▸ REQUIRED TASK: Where a line of the listing below includes the word "this", reproduce that line.

▸ EXERCISE INPUTS:
=====

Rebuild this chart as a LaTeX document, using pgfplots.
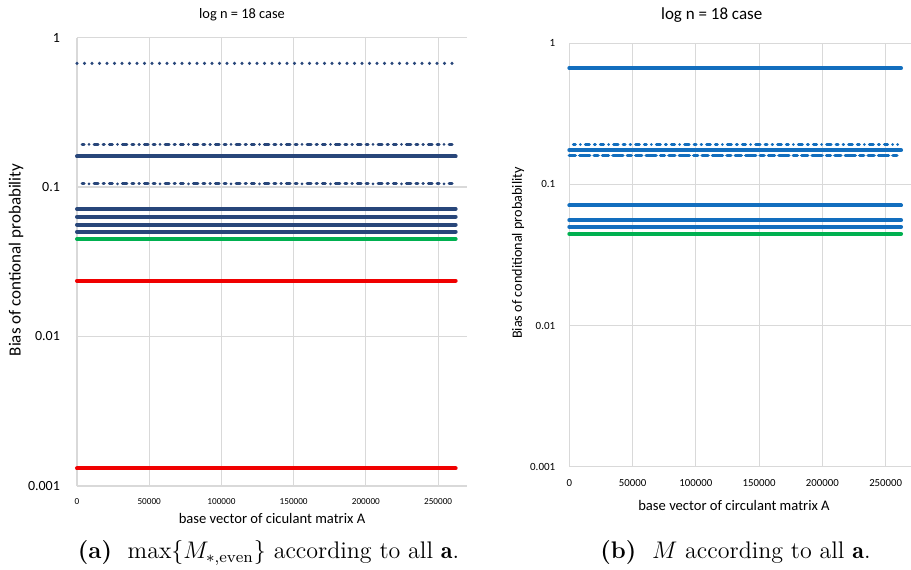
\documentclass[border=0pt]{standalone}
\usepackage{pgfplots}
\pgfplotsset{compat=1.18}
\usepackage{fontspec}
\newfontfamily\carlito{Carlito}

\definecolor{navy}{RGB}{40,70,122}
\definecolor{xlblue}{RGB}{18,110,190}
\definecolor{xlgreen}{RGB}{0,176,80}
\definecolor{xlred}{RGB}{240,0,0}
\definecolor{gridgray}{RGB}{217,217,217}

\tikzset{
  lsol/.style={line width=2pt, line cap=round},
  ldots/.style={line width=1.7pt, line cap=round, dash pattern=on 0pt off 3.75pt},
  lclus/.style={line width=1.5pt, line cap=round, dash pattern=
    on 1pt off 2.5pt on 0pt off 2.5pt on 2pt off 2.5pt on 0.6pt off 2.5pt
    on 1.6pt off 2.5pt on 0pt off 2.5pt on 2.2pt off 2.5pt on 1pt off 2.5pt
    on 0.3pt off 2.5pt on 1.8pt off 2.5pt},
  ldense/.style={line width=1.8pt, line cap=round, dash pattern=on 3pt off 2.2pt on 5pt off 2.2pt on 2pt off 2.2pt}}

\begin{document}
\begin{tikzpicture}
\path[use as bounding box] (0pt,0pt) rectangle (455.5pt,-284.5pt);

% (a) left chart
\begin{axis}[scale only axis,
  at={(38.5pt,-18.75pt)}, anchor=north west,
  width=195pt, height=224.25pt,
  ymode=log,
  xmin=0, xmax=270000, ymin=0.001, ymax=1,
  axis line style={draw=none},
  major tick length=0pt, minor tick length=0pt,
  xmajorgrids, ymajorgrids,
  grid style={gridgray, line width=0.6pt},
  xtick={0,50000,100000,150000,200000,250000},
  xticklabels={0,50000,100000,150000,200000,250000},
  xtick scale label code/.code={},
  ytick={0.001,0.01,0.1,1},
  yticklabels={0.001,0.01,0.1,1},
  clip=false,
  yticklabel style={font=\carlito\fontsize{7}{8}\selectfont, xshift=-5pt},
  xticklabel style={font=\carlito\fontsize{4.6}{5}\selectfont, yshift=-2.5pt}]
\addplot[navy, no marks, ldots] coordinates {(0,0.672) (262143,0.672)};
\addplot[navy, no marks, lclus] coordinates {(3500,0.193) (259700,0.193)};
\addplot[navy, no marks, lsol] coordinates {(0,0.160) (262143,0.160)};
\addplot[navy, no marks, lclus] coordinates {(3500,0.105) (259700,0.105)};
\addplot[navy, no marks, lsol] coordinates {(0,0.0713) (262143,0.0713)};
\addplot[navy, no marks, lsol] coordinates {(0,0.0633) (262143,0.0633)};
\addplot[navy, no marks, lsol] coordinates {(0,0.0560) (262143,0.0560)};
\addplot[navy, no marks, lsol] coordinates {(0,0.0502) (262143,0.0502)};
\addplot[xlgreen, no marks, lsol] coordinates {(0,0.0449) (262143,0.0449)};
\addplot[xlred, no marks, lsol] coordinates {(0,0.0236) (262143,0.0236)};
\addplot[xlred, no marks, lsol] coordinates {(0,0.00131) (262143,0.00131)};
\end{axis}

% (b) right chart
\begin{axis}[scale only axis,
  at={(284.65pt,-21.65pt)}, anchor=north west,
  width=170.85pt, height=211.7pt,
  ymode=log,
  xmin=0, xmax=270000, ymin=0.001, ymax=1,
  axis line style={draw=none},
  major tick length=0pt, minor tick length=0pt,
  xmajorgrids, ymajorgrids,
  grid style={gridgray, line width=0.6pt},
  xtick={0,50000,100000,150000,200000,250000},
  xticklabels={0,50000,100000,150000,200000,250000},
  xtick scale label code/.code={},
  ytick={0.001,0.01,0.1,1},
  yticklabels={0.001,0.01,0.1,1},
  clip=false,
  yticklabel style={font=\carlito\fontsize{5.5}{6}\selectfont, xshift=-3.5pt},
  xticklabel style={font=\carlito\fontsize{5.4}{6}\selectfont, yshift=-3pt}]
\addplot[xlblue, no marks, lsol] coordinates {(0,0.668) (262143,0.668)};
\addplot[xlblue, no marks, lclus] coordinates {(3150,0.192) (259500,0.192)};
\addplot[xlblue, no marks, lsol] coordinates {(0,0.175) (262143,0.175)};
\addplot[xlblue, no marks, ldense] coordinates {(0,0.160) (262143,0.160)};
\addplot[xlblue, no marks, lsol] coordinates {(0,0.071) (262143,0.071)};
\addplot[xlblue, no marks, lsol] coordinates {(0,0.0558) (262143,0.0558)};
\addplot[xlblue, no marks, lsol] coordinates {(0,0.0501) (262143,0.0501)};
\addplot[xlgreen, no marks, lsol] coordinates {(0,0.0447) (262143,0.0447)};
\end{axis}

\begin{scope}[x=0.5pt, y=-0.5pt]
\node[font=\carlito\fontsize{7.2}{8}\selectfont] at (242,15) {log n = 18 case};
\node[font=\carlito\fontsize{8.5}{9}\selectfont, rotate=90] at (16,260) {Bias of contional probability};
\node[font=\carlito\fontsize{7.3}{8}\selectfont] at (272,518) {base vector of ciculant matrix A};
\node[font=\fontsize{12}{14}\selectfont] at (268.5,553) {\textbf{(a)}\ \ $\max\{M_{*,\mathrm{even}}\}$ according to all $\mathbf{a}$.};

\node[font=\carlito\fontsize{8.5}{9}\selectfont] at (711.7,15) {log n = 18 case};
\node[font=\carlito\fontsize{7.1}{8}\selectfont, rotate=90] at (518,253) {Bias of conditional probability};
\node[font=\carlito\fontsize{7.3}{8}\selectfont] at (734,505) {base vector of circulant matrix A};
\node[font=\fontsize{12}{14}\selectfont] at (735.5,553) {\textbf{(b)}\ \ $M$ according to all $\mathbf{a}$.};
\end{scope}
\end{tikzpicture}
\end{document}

=====

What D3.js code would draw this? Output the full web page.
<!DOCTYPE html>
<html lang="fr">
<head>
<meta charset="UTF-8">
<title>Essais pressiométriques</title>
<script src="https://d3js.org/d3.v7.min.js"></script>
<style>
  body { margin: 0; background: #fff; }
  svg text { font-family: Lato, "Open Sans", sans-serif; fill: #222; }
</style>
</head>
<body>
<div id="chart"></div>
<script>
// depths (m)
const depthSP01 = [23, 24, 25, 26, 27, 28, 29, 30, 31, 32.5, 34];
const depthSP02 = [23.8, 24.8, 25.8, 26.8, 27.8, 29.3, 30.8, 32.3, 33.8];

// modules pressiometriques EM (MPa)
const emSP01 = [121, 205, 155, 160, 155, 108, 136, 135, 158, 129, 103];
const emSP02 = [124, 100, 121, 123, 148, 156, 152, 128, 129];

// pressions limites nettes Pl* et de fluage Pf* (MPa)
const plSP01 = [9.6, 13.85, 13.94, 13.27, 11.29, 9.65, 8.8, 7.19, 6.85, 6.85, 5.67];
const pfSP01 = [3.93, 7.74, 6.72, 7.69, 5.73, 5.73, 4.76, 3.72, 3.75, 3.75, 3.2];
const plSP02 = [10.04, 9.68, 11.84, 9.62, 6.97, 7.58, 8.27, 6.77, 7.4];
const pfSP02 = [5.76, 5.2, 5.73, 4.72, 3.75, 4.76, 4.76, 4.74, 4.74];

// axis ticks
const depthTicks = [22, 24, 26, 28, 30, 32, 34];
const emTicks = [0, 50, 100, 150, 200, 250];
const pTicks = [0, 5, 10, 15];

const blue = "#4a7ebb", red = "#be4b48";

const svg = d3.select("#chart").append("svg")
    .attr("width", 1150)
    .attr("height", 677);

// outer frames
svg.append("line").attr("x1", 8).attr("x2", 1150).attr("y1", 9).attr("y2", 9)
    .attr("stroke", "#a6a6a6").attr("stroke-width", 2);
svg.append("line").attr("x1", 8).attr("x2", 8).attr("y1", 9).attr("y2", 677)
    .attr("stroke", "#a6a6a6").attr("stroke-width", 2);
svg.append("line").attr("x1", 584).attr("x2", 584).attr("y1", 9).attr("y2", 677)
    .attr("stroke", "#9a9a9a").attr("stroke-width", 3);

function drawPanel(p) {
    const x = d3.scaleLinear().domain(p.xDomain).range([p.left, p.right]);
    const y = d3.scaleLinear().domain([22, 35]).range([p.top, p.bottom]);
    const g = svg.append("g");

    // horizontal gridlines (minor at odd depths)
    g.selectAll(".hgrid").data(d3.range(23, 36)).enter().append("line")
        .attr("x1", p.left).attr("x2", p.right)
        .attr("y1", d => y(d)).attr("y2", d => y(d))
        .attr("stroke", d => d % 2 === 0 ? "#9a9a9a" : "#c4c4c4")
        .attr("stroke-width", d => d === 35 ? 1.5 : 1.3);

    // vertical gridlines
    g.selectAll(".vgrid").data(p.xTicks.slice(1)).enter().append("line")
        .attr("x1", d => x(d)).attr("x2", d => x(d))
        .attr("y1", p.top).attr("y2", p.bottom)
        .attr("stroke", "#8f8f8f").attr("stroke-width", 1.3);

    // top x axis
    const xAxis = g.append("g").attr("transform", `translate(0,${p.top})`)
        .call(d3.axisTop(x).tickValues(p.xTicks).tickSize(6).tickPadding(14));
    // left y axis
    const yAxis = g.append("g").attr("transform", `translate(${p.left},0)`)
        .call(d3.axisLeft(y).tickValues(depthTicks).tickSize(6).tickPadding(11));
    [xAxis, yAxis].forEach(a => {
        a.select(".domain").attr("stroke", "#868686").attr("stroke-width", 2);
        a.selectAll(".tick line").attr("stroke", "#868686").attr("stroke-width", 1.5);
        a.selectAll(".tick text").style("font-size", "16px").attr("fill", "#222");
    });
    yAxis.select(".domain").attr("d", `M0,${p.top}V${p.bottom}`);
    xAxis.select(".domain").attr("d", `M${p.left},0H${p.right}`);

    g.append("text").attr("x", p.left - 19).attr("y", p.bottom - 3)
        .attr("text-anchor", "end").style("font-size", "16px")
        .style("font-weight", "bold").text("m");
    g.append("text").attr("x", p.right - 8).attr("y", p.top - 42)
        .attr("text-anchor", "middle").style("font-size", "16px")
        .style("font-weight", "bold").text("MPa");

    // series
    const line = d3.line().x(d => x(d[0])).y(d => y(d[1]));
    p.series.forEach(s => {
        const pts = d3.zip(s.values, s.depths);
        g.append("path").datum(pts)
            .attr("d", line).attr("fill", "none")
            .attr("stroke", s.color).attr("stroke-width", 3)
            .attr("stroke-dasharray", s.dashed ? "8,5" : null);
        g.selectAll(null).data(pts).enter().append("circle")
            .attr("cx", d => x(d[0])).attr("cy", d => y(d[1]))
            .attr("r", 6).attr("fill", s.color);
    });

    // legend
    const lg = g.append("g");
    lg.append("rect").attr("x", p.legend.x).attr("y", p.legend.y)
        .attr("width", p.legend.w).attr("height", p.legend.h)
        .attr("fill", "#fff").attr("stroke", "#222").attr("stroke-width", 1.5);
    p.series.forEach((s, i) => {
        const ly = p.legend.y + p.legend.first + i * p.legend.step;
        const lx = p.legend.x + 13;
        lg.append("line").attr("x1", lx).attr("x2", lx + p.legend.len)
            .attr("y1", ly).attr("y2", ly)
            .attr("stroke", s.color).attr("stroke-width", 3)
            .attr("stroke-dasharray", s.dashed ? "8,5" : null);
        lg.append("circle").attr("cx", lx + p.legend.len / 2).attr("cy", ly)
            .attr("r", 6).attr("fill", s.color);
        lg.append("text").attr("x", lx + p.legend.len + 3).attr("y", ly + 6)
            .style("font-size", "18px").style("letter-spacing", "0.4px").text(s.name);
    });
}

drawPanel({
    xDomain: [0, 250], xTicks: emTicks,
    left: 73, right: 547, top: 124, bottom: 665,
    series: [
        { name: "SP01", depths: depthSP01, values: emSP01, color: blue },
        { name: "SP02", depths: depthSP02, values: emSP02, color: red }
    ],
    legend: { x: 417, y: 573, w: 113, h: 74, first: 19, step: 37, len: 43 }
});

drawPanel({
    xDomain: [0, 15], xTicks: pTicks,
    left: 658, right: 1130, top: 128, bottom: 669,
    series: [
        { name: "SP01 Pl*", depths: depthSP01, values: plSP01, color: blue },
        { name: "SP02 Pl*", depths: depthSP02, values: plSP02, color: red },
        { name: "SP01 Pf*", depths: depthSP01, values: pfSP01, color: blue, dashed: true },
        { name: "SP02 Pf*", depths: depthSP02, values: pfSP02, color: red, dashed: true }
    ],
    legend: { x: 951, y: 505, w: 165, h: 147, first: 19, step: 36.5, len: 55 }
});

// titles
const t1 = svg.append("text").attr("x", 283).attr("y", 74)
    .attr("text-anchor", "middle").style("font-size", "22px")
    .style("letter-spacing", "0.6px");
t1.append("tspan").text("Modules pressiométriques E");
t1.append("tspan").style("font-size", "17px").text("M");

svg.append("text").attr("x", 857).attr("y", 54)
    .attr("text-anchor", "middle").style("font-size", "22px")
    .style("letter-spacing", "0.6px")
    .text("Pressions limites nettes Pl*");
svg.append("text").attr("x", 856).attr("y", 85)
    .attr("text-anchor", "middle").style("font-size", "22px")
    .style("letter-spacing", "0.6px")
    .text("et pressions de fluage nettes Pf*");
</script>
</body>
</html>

=====

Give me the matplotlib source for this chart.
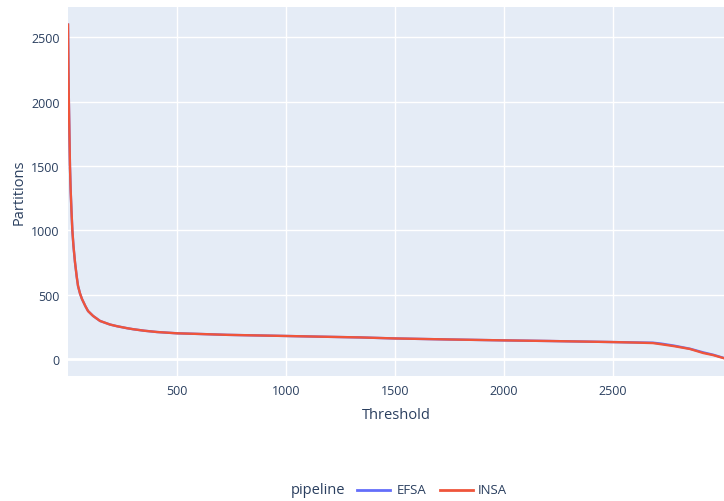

=====

▸ THE SOLUTION:
Rebuild this chart as a LaTeX document, using pgfplots.
What D3.js code would draw this? Output the full web page.
Give me the matplotlib source for this chart.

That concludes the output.